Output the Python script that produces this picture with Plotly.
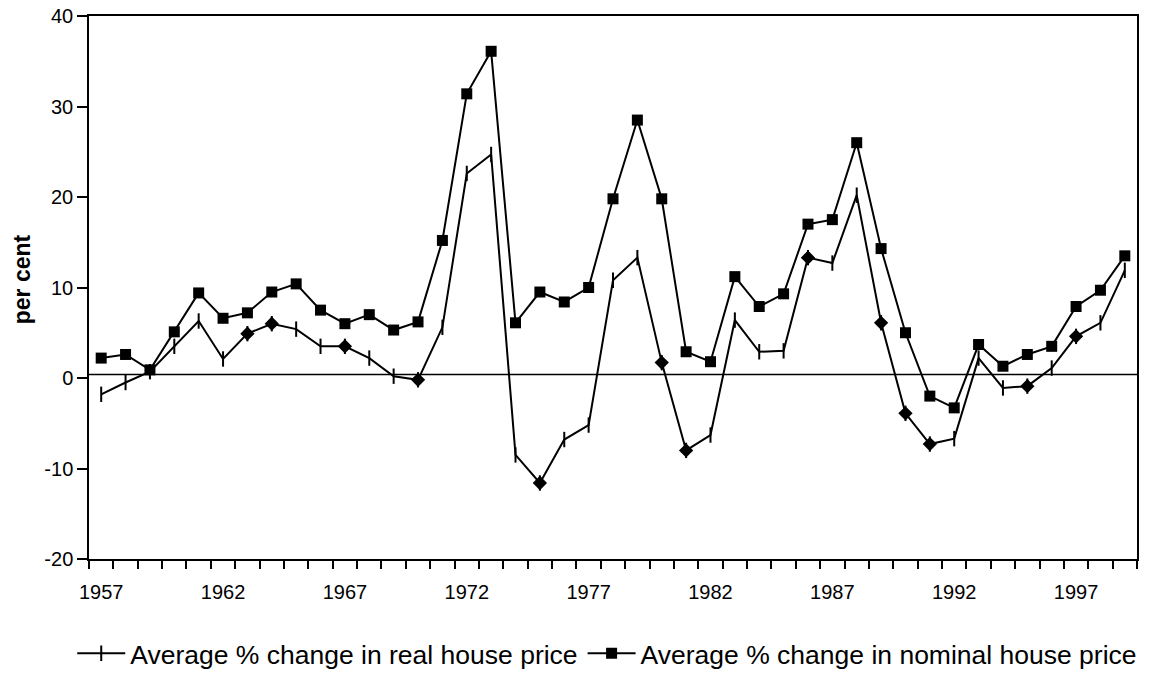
import plotly.graph_objects as go

years = list(range(1957, 2000))
real_change = [-1.8, -0.5, 0.7, 3.5, 6.3, 2.1, 4.9, 6.0, 5.4, 3.5, 3.5, 2.2, 0.2, -0.2,
               5.6, 22.6, 24.7, -8.5, -11.6, -6.8, -5.2, 10.8, 13.3, 1.7, -8.0, -6.3,
               6.4, 2.9, 3.0, 13.3, 12.7, 20.2, 6.1, -3.9, -7.3, -6.7, 2.2, -1.1,
               -0.9, 1.1, 4.6, 6.1, 11.9]
nominal_change = [2.2, 2.6, 0.9, 5.1, 9.4, 6.6, 7.2, 9.5, 10.4, 7.5, 6.0, 7.0, 5.3, 6.2,
                  15.2, 31.4, 36.1, 6.1, 9.5, 8.4, 10.0, 19.8, 28.5, 19.8, 2.9, 1.8,
                  11.2, 7.9, 9.3, 17.0, 17.5, 26.0, 14.3, 5.0, -2.0, -3.3, 3.7, 1.3,
                  2.6, 3.5, 7.9, 9.7, 13.5]
label_years = [1957, 1962, 1967, 1972, 1977, 1982, 1987, 1992, 1997]
y_ticks = [-20, -10, 0, 10, 20, 30, 40]
y_ticktext = ["-20", "-10", "0", "10", "20", "30", "40"]
diamond_years = [1963, 1964, 1967, 1970, 1975, 1980, 1981, 1986, 1989, 1990, 1991, 1995, 1997]

FONT = "Arial, Liberation Sans, sans-serif"
diamond_x = [y for y in years if y in diamond_years]
diamond_y = [v for y, v in zip(years, real_change) if y in diamond_years]

fig = go.Figure()
fig.add_trace(go.Scatter(
    x=years, y=real_change, mode="lines+markers",
    name="Average % change in real house price",
    line=dict(color="black", width=2),
    marker=dict(symbol="line-ns", size=11, color="black",
                line=dict(color="black", width=2)),
))
fig.add_trace(go.Scatter(
    x=diamond_x, y=diamond_y, mode="markers", showlegend=False, hoverinfo="skip",
    marker=dict(symbol="diamond", size=11, color="black", opacity=1,
                line=dict(color="black", width=0)),
))
fig.add_trace(go.Scatter(
    x=years, y=nominal_change, mode="lines+markers",
    name="Average % change in nominal house price",
    line=dict(color="black", width=2),
    marker=dict(symbol="square", size=11, color="black"),
))

fig.add_shape(type="line", xref="paper", yref="y", x0=0, x1=1, y0=0.4, y1=0.4,
              line=dict(color="black", width=1.5), layer="below")

fig.add_annotation(text="<b>per cent</b>", textangle=-90, xref="paper", yref="paper",
                   x=-0.064, y=0.515, xanchor="center", yanchor="middle",
                   showarrow=False, font=dict(family=FONT, size=23, color="black"))

fig.update_layout(
    template="none",
    width=1161, height=678,
    margin=dict(l=89, r=24, t=16, b=119, autoexpand=False),
    plot_bgcolor="white", paper_bgcolor="white",
    font=dict(family=FONT, color="black"),
    showlegend=True,
    legend=dict(orientation="h", x=-0.016, xanchor="left", y=-0.130, yanchor="top",
                font=dict(family=FONT, size=26.5, color="black"),
                itemwidth=48, tracegroupgap=0, bgcolor="rgba(0,0,0,0)"),
    xaxis=dict(range=[1956.5, 1999.5], tickmode="array", tickvals=label_years,
               ticktext=[str(y) for y in label_years], automargin=False,
               ticklabeloverflow="allow",
               ticks="outside", ticklen=14, tickcolor="rgba(0,0,0,0)",
               tickfont=dict(family=FONT, size=20, color="black"),
               showgrid=False, zeroline=False,
               showline=True, linecolor="black", linewidth=1.5, mirror=True,
               minor=dict(tick0=1956.5, dtick=1, ticks="outside", ticklen=8,
                          tickcolor="black", tickwidth=1.5, showgrid=False)),
    yaxis=dict(range=[-20, 40], tickmode="array", tickvals=y_ticks, ticktext=y_ticktext,
               automargin=False, ticklabeloverflow="allow",
               ticks="outside", ticklen=10, tickcolor="black", tickwidth=1.5,
               tickfont=dict(family=FONT, size=20, color="black"),
               showgrid=False, zeroline=False,
               showline=True, linecolor="black", linewidth=1.5, mirror=True),
)

fig.write_html("out.html", config={"displayModeBar": False},
               post_script="document.body.style.margin='0';document.body.style.overflow='hidden';")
----
Aim ::
Output a faithful copy of the data, with each picture left out.

Full response ::
Output the Python script that produces this picture with Plotly.
import plotly.graph_objects as go

years = list(range(1957, 2000))
real_change = [-1.8, -0.5, 0.7, 3.5, 6.3, 2.1, 4.9, 6.0, 5.4, 3.5, 3.5, 2.2, 0.2, -0.2,
               5.6, 22.6, 24.7, -8.5, -11.6, -6.8, -5.2, 10.8, 13.3, 1.7, -8.0, -6.3,
               6.4, 2.9, 3.0, 13.3, 12.7, 20.2, 6.1, -3.9, -7.3, -6.7, 2.2, -1.1,
               -0.9, 1.1, 4.6, 6.1, 11.9]
nominal_change = [2.2, 2.6, 0.9, 5.1, 9.4, 6.6, 7.2, 9.5, 10.4, 7.5, 6.0, 7.0, 5.3, 6.2,
                  15.2, 31.4, 36.1, 6.1, 9.5, 8.4, 10.0, 19.8, 28.5, 19.8, 2.9, 1.8,
                  11.2, 7.9, 9.3, 17.0, 17.5, 26.0, 14.3, 5.0, -2.0, -3.3, 3.7, 1.3,
                  2.6, 3.5, 7.9, 9.7, 13.5]
label_years = [1957, 1962, 1967, 1972, 1977, 1982, 1987, 1992, 1997]
y_ticks = [-20, -10, 0, 10, 20, 30, 40]
y_ticktext = ["-20", "-10", "0", "10", "20", "30", "40"]
diamond_years = [1963, 1964, 1967, 1970, 1975, 1980, 1981, 1986, 1989, 1990, 1991, 1995, 1997]

FONT = "Arial, Liberation Sans, sans-serif"
diamond_x = [y for y in years if y in diamond_years]
diamond_y = [v for y, v in zip(years, real_change) if y in diamond_years]

fig = go.Figure()
fig.add_trace(go.Scatter(
    x=years, y=real_change, mode="lines+markers",
    name="Average % change in real house price",
    line=dict(color="black", width=2),
    marker=dict(symbol="line-ns", size=11, color="black",
                line=dict(color="black", width=2)),
))
fig.add_trace(go.Scatter(
    x=diamond_x, y=diamond_y, mode="markers", showlegend=False, hoverinfo="skip",
    marker=dict(symbol="diamond", size=11, color="black", opacity=1,
                line=dict(color="black", width=0)),
))
fig.add_trace(go.Scatter(
    x=years, y=nominal_change, mode="lines+markers",
    name="Average % change in nominal house price",
    line=dict(color="black", width=2),
    marker=dict(symbol="square", size=11, color="black"),
))

fig.add_shape(type="line", xref="paper", yref="y", x0=0, x1=1, y0=0.4, y1=0.4,
              line=dict(color="black", width=1.5), layer="below")

fig.add_annotation(text="<b>per cent</b>", textangle=-90, xref="paper", yref="paper",
                   x=-0.064, y=0.515, xanchor="center", yanchor="middle",
                   showarrow=False, font=dict(family=FONT, size=23, color="black"))

fig.update_layout(
    template="none",
    width=1161, height=678,
    margin=dict(l=89, r=24, t=16, b=119, autoexpand=False),
    plot_bgcolor="white", paper_bgcolor="white",
    font=dict(family=FONT, color="black"),
    showlegend=True,
    legend=dict(orientation="h", x=-0.016, xanchor="left", y=-0.130, yanchor="top",
                font=dict(family=FONT, size=26.5, color="black"),
                itemwidth=48, tracegroupgap=0, bgcolor="rgba(0,0,0,0)"),
    xaxis=dict(range=[1956.5, 1999.5], tickmode="array", tickvals=label_years,
               ticktext=[str(y) for y in label_years], automargin=False,
               ticklabeloverflow="allow",
               ticks="outside", ticklen=14, tickcolor="rgba(0,0,0,0)",
               tickfont=dict(family=FONT, size=20, color="black"),
               showgrid=False, zeroline=False,
               showline=True, linecolor="black", linewidth=1.5, mirror=True,
               minor=dict(tick0=1956.5, dtick=1, ticks="outside", ticklen=8,
                          tickcolor="black", tickwidth=1.5, showgrid=False)),
    yaxis=dict(range=[-20, 40], tickmode="array", tickvals=y_ticks, ticktext=y_ticktext,
               automargin=False, ticklabeloverflow="allow",
               ticks="outside", ticklen=10, tickcolor="black", tickwidth=1.5,
               tickfont=dict(family=FONT, size=20, color="black"),
               showgrid=False, zeroline=False,
               showline=True, linecolor="black", linewidth=1.5, mirror=True),
)

fig.write_html("out.html", config={"displayModeBar": False},
               post_script="document.body.style.margin='0';document.body.style.overflow='hidden';")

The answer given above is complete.